Los diálogos entre ambos comenzaban en el aula y continuaban con Wittgenstein, terco, siguiendo a Russell hasta su oficina para continuar con la esgrima lógica. Acaso el más famoso de esos intercambios haya iniciado cuando Wittgenstein le aseguró a Russell que nada empírico se podía saber de manera absoluta, pues todo conocimiento está basado en procesos lógicos, en proposiciones derivadas de las más sencillas leyes, aquellas en las que aceptamos los fundamentos de nuestra percepción y nuestra experiencia de la realidad, y por tanto no hay axiomas cerrados sino eslabonamientos lógicos: en pocas palabras, que no podemos saber nada a ciencia cierta. Para Russell, en cambio, saber es una condición inherente del mundo natural, y nuestra relación con un objeto o fenómeno es algo dado, no una suposición o conjetura. Procedió el maestro a desafiar al alumno pidiéndole que concediera un hecho incontrovertible: que en la habitación no había un rinoceronte (y procedió a demostrarlo buscando al rinoceronte debajo de los escritorios y las sillas). La escena es memorable, pero no hizo reír a Wittgenstein ni lo doblegó, pues no se puede demostrar un negativo y para él se trataba de un asunto metafísico, no empírico, algo que posteriormente quedaría establecido en la primera proposición de su Tractatus: “El mundo es la totalidad de los hechos, no de las cosas”.   
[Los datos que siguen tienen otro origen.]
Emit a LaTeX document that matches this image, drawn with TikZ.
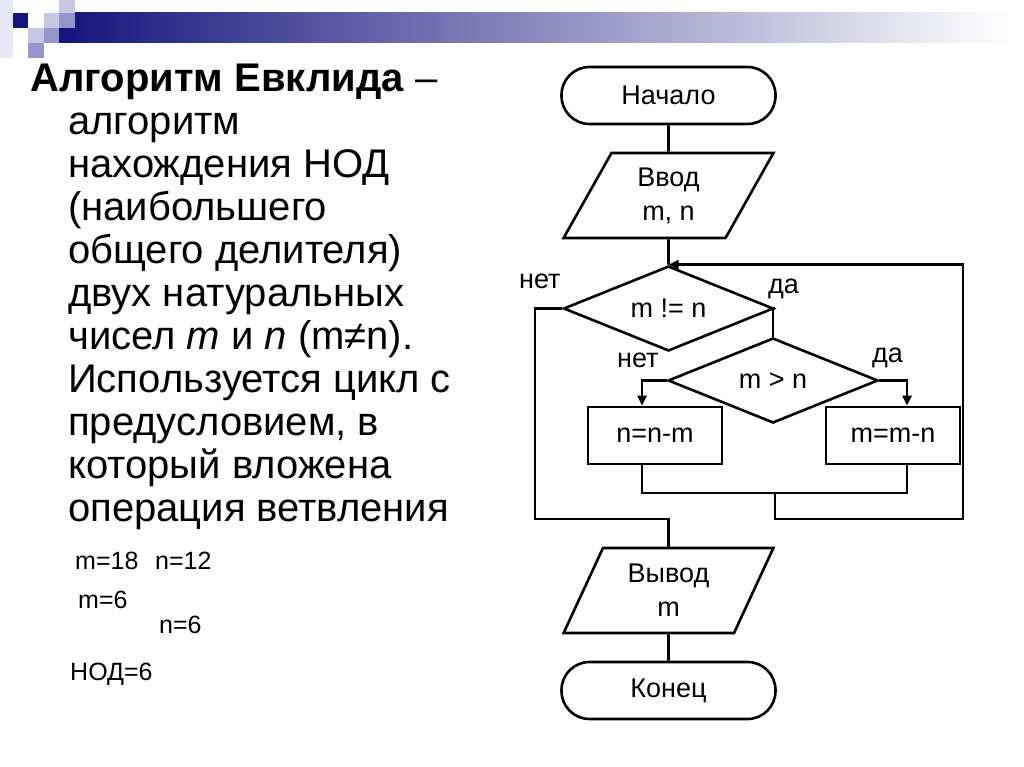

En lo que parece una recreación moderna de los diálogos platónicos, la búsqueda del rinoceronte es apenas una muestra de la vibrante relación maestro-alumno que no tardaría en invertir sus términos a alumno-maestro, pues ya en esas primeras semanas de entrega a la resolución de problemas lógicos, Russell diría de Wittgenstein: “Tiene más pasión por la filosofía que yo: sus avalanchas hacen que las mías parezcan meras bolas de nieve”. Pero también Wittgenstein admiraba a Russell, e hizo un bellísimo elogio de su Principia Mathematica: dijo que parecía música. 

Esa amistad, que mucho tuvo de amor y mucho de rigor, comenzó hace 111 años, cuando un austriaco interrumpió a un británico que tomaba el té.